Hace unos años, en la época en que Daisy Tourné era ministra del Interior, tocaron timbre a mi casa. Era un amigo de mi hijo; un joven que entonces andaba por los 18 o 19 años. Venía llorando, lo hice pasar y me contó que “una camioneta de la metro” lo había seguido varias cuadras por una avenida iluminada, hasta que bajaron, le pidieron documentos, lo cachearon, le rompieron algunas cosas que llevaba en la mochila, y como despedida le pegaron terrible piña en el estómago. Hablé con la madre y me dijo que no iba a hacer la denuncia por miedo a represalias.

Tiempo después, estábamos ensayando con la murga en el club Rozebur, en Solferino casi Comercio, y vemos parar un patrullero frente al contenedor de basura que hay ahí cerca. Había un joven revolviendo, buscando algo útil ahí adentro. Esta vez fui testigo directo de una situación muy similar, casi un calco de la anterior, piña incluida. Bueno, no: esta vez fue una patada. En los días siguientes alguien me pasó un teléfono del Ministerio del Interior que sirve para denunciar ese tipo de sucesos. Llamé, pero me dijeron que si no sabía el número de patrullero, no podían hacer nada. Obviamente, no lo sabía.

El domingo, en las inmediaciones del estadio, un rato antes del clásico, se pudo ver a varios jóvenes con las manos sobre (casualmente) un contenedor, y con las piernas abiertas, la posición habitual para que la Policía te registre. A su lado, un policía pisaba una y otra vez una campera con los colores de Peñarol. No sé si intentaba demostrar su autoridad, o qué, pero no me parece que sea una actitud preventiva de la violencia; más bien todo lo contrario.

Tengo también historias de policías que se toman su profesión en serio, incluso más de lo que su trabajo lo exige. No las cuento porque no tiene sentido “denunciar” lo que está bien, pero quería dejar constancia.

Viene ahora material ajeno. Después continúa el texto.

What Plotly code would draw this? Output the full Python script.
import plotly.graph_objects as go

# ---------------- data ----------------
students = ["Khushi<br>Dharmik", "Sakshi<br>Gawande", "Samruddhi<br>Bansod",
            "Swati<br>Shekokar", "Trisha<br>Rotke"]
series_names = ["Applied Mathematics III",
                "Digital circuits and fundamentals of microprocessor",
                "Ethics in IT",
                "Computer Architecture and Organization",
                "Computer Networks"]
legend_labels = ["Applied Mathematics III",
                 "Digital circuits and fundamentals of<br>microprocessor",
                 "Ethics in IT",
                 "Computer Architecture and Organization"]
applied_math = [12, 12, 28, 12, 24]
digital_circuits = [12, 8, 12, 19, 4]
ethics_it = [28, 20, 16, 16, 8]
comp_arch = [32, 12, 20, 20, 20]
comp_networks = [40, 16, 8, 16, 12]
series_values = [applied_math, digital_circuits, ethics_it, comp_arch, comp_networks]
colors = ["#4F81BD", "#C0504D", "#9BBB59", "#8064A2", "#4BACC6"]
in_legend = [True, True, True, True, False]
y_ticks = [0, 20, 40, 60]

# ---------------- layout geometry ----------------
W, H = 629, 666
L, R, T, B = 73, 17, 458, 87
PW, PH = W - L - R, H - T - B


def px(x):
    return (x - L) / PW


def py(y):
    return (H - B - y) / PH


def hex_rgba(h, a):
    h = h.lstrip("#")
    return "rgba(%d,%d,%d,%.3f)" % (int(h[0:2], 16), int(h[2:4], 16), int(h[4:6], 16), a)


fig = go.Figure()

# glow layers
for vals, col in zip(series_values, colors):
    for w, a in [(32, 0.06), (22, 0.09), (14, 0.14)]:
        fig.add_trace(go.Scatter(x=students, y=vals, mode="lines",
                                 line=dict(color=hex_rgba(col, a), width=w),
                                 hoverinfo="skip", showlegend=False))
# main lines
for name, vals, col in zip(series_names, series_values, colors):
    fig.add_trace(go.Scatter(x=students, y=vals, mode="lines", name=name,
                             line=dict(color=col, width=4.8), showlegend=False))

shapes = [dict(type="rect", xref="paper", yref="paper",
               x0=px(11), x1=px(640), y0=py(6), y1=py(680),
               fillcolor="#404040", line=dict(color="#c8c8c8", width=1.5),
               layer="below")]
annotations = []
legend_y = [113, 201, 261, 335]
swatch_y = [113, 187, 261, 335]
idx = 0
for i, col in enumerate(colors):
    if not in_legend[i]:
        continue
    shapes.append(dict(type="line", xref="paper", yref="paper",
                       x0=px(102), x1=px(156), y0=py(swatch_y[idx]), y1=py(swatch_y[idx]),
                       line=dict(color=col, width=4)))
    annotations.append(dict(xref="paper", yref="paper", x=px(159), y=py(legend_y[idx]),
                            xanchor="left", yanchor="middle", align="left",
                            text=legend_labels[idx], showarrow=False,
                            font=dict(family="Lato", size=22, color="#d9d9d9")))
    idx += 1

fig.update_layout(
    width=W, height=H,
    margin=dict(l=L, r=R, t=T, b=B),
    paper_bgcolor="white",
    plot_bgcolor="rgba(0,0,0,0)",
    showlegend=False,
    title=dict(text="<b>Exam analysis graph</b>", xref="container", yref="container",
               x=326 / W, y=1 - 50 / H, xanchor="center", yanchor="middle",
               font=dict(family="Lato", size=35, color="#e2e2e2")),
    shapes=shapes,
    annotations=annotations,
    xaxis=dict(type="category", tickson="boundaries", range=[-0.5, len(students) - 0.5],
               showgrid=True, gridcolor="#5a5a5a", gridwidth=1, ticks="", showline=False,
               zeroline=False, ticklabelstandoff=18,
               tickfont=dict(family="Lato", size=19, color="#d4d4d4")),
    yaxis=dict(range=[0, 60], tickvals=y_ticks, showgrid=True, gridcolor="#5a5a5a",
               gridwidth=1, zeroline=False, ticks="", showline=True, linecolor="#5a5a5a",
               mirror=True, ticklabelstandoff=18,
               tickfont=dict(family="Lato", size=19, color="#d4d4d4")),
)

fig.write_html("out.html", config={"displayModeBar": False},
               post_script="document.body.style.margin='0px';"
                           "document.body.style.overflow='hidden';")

Los tres casos que narré al principio pueden ser excepciones, no lo sé. Pero me parece muy improbable que, en tal caso, ocurrieran todos tan cerca de mí. El sentido común obliga a concluir que más bien debe tratarse de historias relativamente comunes.

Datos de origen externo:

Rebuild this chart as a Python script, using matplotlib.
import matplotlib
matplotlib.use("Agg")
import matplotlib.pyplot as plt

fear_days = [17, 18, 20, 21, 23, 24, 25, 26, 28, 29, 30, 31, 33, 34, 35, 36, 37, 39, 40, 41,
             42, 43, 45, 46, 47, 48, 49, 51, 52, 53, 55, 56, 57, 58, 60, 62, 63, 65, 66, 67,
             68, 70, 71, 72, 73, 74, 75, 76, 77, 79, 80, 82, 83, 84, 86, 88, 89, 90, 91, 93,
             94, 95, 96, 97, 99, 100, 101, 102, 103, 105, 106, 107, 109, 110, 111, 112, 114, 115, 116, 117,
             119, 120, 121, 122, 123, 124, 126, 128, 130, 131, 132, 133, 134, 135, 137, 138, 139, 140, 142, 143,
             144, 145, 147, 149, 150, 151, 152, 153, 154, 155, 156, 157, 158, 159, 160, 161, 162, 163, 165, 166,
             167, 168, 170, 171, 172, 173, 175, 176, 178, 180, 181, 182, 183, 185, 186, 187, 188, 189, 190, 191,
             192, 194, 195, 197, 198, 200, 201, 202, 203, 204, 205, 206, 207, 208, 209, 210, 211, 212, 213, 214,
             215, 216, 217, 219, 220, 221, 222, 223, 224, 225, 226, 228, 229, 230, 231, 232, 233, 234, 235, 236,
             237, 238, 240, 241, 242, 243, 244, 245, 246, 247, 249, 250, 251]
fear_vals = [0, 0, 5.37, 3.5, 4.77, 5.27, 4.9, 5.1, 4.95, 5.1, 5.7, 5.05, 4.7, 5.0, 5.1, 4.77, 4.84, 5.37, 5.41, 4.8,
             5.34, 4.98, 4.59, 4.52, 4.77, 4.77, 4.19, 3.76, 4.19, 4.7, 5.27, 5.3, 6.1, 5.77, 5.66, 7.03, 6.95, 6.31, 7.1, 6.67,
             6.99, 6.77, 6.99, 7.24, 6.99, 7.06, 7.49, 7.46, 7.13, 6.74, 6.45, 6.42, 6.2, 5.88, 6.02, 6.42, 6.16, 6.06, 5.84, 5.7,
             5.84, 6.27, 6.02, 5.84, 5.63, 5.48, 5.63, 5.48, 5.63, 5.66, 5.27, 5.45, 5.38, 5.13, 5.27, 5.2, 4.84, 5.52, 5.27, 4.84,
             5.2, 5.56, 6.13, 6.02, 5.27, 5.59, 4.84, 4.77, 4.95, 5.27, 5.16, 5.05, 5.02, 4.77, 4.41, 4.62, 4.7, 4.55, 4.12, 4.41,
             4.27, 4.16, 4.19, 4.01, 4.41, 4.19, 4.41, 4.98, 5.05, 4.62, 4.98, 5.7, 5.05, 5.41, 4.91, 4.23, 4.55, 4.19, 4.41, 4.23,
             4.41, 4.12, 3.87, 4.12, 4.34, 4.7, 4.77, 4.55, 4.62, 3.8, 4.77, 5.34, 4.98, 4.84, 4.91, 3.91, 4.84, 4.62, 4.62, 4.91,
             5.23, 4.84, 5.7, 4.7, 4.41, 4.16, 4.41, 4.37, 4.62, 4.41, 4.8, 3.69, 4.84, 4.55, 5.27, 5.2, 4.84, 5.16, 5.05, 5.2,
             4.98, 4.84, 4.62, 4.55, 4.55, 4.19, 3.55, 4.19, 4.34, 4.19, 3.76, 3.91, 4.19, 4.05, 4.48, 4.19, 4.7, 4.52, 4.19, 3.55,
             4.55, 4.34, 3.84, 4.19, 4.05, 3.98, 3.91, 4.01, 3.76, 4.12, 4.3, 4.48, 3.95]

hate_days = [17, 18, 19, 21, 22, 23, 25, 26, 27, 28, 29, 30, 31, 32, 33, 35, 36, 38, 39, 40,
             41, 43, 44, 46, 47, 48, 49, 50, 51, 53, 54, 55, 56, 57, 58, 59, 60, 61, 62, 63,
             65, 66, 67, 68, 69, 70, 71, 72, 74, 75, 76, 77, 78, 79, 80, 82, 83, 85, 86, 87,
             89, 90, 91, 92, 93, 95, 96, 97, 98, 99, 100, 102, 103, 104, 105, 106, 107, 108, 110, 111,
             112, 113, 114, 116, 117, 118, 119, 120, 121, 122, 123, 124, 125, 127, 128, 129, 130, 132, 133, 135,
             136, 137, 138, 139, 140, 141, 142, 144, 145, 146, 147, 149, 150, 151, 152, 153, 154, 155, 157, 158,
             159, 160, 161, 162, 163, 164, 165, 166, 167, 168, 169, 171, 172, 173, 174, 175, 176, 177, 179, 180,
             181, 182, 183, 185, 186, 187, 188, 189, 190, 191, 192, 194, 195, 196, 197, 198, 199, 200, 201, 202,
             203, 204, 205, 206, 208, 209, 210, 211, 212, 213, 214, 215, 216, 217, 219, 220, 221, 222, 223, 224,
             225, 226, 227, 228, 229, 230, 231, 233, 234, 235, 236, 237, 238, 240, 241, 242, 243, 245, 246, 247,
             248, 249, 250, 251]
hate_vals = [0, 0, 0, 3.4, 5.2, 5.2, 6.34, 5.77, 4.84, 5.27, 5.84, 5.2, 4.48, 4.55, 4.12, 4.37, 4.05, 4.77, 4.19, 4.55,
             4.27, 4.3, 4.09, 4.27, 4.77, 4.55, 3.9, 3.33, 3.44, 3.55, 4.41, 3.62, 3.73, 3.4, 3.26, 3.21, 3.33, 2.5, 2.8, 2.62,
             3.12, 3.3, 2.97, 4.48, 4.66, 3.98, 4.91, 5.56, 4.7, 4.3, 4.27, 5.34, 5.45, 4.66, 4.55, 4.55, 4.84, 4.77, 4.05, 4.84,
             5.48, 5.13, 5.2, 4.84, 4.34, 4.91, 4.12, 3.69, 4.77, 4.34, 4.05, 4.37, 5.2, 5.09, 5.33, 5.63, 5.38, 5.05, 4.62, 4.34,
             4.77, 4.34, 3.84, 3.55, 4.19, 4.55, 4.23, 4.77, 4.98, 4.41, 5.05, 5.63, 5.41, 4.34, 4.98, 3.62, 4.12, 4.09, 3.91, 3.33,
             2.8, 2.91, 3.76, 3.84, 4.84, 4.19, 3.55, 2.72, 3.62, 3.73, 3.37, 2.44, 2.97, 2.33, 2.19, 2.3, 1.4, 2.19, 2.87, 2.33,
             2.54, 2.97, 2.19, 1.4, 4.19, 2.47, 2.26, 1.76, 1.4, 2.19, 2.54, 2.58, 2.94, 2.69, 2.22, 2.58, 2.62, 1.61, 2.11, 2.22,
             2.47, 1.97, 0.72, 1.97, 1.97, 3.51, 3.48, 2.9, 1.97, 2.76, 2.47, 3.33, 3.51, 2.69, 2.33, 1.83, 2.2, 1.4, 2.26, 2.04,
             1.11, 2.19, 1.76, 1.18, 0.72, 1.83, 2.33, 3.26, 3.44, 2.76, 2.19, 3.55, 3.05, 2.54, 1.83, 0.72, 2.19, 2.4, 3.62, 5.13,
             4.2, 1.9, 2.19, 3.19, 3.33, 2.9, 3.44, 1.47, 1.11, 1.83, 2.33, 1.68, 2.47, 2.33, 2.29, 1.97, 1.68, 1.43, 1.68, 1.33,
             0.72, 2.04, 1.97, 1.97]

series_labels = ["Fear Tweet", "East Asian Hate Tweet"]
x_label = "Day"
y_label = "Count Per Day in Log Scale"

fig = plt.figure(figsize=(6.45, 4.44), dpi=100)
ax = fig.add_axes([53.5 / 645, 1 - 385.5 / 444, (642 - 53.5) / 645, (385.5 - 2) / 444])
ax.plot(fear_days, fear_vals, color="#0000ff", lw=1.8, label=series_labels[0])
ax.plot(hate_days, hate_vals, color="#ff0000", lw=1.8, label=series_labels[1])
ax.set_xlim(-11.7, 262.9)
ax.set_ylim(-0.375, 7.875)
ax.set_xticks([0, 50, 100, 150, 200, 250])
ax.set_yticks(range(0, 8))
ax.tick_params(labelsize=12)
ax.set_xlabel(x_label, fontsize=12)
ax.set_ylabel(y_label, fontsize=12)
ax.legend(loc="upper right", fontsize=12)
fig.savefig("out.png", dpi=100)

Y el mismo sentido común me lleva a pensar que si estos hechos ocurren durante gobiernos de izquierda y en plena vía pública, habría que sentarse a pensar por qué. No creo en las casualidades. Ese policía que pisoteó la campera-bandera tiene que saber que esos jóvenes posiblemente reaccionarían, en ese momento o más tarde. Estaba tirando pólvora donde en un rato habría chispas. ¿A quién le puede convenir eso?

Y ahora salen con lo de los cacheos aleatorios. Los que los defienden dicen que es una molestia necesaria, útil para prevenir los delitos. Podría ser, pero no si entre los que los llevan a la práctica hay policías como éstos. Que porque no les gustó la cara de alguien (en los tres casos se trataba, además, de jóvenes) le den una piña gratuitamente sólo puede generar violencia, que se supone que es lo que se quiere evitar. Y estos señores pueden sentirse estimulados si el propio gobierno les da libertad para registrar “aleatoriamente” a la gente.

Todo esto puede sonar a elucubraciones paranoicas. Ahora bien: se solicita ayuda al Ejército para custodiar la entrada a las cárceles, debido a que se supone que las armas, drogas, etcétera, ingresan a ellas por medio de los propios policías. Evidentemente, estamos ante un problema serio, cuya magnitud no conocemos. Creo que la gente, la misma que pide más presencia policial, merece saber qué está pidiendo. Los policías honestos no merecen la sospecha que cae sobre ellos. Y nosotros no merecemos que nos “cuiden” del modo en que describí al principio de la nota. Y tampoco que se nos trate como idiotas, intentando que nos traguemos el verso de que los únicos responsables de la inseguridad son los menores infractores.